::: Listed entries :::

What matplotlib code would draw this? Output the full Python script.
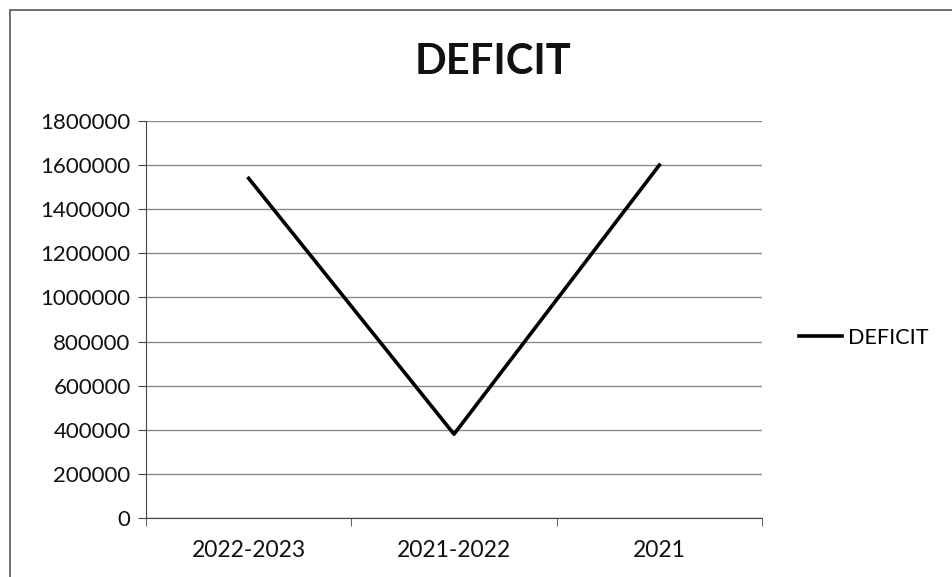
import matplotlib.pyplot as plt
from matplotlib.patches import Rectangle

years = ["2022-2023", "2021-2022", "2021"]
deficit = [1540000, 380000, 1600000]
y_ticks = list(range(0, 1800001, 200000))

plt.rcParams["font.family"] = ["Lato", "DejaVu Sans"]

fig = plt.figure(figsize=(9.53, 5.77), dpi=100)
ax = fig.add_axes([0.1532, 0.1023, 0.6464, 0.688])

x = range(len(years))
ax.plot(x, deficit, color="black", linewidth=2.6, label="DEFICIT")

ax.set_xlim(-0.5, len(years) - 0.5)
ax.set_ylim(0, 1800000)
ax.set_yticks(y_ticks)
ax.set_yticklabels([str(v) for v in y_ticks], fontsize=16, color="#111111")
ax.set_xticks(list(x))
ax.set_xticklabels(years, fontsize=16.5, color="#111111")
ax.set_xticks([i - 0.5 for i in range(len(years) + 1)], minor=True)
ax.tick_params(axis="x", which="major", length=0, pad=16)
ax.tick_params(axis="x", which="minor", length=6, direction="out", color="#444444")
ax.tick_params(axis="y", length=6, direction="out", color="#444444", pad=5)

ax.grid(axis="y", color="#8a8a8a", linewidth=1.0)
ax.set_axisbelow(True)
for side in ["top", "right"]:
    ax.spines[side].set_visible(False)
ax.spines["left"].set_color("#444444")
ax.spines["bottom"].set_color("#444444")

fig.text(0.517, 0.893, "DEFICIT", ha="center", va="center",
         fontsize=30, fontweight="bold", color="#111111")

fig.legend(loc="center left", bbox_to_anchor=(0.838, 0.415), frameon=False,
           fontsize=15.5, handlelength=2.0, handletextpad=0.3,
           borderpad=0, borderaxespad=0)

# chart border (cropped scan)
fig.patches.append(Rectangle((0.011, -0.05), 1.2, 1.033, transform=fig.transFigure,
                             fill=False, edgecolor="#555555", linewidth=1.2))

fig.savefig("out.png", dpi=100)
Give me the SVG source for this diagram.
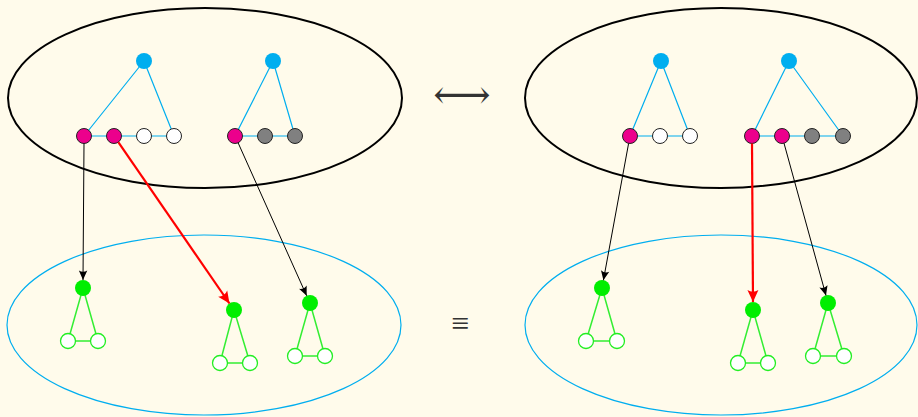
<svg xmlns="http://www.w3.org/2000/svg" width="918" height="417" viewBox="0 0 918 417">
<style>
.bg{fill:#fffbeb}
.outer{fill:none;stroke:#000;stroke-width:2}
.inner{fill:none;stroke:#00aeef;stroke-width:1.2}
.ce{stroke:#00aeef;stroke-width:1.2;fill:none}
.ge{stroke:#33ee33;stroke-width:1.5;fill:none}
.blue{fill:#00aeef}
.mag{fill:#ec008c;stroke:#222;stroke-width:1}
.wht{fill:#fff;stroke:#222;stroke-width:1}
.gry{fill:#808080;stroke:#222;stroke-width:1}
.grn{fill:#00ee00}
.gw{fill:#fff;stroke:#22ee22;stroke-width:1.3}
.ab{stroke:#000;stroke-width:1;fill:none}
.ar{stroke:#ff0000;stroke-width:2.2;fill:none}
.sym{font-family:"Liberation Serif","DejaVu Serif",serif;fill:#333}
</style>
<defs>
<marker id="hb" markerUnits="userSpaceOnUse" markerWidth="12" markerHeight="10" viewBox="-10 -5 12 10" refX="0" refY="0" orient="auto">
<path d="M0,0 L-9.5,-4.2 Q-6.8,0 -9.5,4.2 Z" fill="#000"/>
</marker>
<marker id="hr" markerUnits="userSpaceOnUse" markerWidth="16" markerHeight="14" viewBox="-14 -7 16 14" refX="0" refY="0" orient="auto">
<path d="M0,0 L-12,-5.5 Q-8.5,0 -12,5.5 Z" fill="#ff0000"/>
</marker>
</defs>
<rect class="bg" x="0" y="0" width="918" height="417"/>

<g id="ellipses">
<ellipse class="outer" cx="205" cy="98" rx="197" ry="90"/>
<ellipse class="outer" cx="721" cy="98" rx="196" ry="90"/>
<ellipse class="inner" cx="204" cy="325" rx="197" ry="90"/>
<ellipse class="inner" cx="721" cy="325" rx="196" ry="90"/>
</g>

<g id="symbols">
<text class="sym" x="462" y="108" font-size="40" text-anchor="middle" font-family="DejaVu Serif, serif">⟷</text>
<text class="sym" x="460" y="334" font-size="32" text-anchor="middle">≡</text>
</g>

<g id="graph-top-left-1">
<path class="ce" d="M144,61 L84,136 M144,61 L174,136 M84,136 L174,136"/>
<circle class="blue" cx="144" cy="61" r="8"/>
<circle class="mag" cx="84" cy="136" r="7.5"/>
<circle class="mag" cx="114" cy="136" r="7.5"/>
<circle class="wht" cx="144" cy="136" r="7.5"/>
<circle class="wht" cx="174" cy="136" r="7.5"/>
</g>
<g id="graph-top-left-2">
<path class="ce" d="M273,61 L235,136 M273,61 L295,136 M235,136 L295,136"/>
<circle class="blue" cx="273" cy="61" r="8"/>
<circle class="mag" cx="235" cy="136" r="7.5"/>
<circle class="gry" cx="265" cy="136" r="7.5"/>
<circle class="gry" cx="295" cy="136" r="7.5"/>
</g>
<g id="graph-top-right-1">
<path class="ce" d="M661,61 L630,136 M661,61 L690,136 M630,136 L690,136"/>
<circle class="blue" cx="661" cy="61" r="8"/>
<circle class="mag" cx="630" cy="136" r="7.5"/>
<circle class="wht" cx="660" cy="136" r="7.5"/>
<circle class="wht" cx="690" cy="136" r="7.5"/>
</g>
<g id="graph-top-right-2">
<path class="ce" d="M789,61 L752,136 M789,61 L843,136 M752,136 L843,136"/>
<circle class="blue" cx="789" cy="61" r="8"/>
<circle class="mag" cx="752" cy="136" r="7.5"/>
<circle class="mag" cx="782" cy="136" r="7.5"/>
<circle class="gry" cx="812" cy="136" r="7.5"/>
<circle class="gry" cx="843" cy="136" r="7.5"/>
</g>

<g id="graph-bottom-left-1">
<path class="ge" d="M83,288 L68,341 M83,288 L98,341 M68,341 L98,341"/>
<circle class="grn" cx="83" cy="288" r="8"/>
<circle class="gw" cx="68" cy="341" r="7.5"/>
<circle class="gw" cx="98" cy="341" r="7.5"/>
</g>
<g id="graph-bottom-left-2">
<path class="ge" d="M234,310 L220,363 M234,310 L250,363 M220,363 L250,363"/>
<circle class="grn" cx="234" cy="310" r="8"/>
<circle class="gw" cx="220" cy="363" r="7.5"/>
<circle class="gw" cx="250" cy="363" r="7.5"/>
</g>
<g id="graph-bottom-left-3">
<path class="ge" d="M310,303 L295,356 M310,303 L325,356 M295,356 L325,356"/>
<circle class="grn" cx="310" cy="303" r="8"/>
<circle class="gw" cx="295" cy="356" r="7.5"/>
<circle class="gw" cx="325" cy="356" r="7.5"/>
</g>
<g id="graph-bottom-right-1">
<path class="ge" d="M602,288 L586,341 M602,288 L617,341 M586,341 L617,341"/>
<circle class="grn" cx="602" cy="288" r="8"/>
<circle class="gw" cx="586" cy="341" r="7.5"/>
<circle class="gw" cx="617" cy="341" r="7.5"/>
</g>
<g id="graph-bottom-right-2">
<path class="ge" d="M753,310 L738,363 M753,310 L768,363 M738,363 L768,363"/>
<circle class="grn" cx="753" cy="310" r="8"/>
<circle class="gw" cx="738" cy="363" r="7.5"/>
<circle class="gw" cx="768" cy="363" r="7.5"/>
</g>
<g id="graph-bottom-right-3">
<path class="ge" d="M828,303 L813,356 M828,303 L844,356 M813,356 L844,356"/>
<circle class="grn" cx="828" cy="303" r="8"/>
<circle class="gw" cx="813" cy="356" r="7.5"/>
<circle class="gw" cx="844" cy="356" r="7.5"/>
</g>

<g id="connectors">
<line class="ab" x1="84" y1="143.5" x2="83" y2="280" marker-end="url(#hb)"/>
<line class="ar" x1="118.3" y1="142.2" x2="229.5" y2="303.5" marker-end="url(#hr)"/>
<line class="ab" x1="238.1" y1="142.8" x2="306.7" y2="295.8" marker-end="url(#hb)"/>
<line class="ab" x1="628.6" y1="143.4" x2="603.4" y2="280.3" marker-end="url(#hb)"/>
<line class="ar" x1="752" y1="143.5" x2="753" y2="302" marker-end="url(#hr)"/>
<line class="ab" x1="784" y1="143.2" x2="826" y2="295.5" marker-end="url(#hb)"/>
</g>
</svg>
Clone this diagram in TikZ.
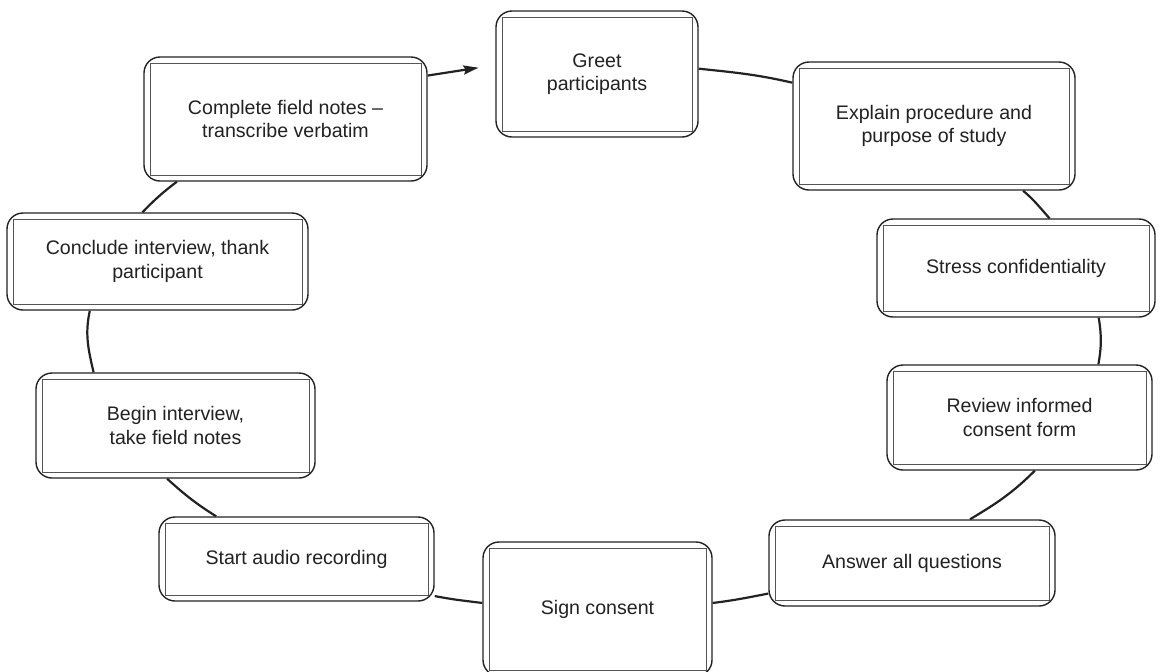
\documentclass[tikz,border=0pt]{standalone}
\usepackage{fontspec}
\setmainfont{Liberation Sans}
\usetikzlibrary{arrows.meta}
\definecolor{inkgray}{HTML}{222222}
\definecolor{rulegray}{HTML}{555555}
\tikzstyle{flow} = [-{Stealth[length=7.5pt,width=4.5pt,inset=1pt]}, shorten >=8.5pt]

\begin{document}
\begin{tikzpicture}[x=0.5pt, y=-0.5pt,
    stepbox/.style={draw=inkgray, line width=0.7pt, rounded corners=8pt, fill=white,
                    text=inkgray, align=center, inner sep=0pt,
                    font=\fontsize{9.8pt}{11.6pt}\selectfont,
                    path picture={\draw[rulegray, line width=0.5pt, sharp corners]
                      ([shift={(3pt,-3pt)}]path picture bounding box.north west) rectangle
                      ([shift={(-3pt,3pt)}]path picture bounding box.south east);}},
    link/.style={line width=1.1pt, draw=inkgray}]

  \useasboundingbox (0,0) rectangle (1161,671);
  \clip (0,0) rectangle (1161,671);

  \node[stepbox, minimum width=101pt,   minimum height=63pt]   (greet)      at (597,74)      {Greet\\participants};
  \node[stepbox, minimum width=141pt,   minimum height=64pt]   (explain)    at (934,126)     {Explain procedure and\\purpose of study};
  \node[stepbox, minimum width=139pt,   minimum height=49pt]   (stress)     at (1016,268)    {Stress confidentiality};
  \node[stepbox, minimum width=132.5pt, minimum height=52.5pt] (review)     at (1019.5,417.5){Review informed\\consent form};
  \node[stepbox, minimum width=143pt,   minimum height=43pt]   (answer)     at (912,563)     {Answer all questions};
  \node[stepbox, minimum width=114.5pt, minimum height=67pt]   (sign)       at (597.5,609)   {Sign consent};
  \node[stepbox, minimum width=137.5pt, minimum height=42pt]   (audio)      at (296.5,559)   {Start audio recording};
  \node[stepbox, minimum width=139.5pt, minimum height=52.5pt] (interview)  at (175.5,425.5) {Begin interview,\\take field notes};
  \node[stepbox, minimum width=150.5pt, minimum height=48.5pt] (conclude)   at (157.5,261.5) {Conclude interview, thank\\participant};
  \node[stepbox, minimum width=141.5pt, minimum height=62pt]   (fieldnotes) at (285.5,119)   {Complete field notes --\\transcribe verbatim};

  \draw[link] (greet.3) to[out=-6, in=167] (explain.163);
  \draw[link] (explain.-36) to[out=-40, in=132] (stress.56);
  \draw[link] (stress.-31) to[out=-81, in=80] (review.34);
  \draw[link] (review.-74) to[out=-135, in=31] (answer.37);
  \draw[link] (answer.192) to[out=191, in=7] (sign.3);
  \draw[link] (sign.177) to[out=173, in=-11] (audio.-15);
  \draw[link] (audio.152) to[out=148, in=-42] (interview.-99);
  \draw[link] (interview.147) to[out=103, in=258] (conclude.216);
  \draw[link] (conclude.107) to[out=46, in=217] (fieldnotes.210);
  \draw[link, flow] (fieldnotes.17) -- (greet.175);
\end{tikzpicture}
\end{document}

:::

• _The exercise_
In the entries above, find the line that contains "borderpad=0, borderaxespad=0)", then repeat exactly every line from the first one through that line, with no pictures.

• _Solution to this problem_
What matplotlib code would draw this? Output the full Python script.
import matplotlib.pyplot as plt
from matplotlib.patches import Rectangle

years = ["2022-2023", "2021-2022", "2021"]
deficit = [1540000, 380000, 1600000]
y_ticks = list(range(0, 1800001, 200000))

plt.rcParams["font.family"] = ["Lato", "DejaVu Sans"]

fig = plt.figure(figsize=(9.53, 5.77), dpi=100)
ax = fig.add_axes([0.1532, 0.1023, 0.6464, 0.688])

x = range(len(years))
ax.plot(x, deficit, color="black", linewidth=2.6, label="DEFICIT")

ax.set_xlim(-0.5, len(years) - 0.5)
ax.set_ylim(0, 1800000)
ax.set_yticks(y_ticks)
ax.set_yticklabels([str(v) for v in y_ticks], fontsize=16, color="#111111")
ax.set_xticks(list(x))
ax.set_xticklabels(years, fontsize=16.5, color="#111111")
ax.set_xticks([i - 0.5 for i in range(len(years) + 1)], minor=True)
ax.tick_params(axis="x", which="major", length=0, pad=16)
ax.tick_params(axis="x", which="minor", length=6, direction="out", color="#444444")
ax.tick_params(axis="y", length=6, direction="out", color="#444444", pad=5)

ax.grid(axis="y", color="#8a8a8a", linewidth=1.0)
ax.set_axisbelow(True)
for side in ["top", "right"]:
    ax.spines[side].set_visible(False)
ax.spines["left"].set_color("#444444")
ax.spines["bottom"].set_color("#444444")

fig.text(0.517, 0.893, "DEFICIT", ha="center", va="center",
         fontsize=30, fontweight="bold", color="#111111")

fig.legend(loc="center left", bbox_to_anchor=(0.838, 0.415), frameon=False,
           fontsize=15.5, handlelength=2.0, handletextpad=0.3,
           borderpad=0, borderaxespad=0)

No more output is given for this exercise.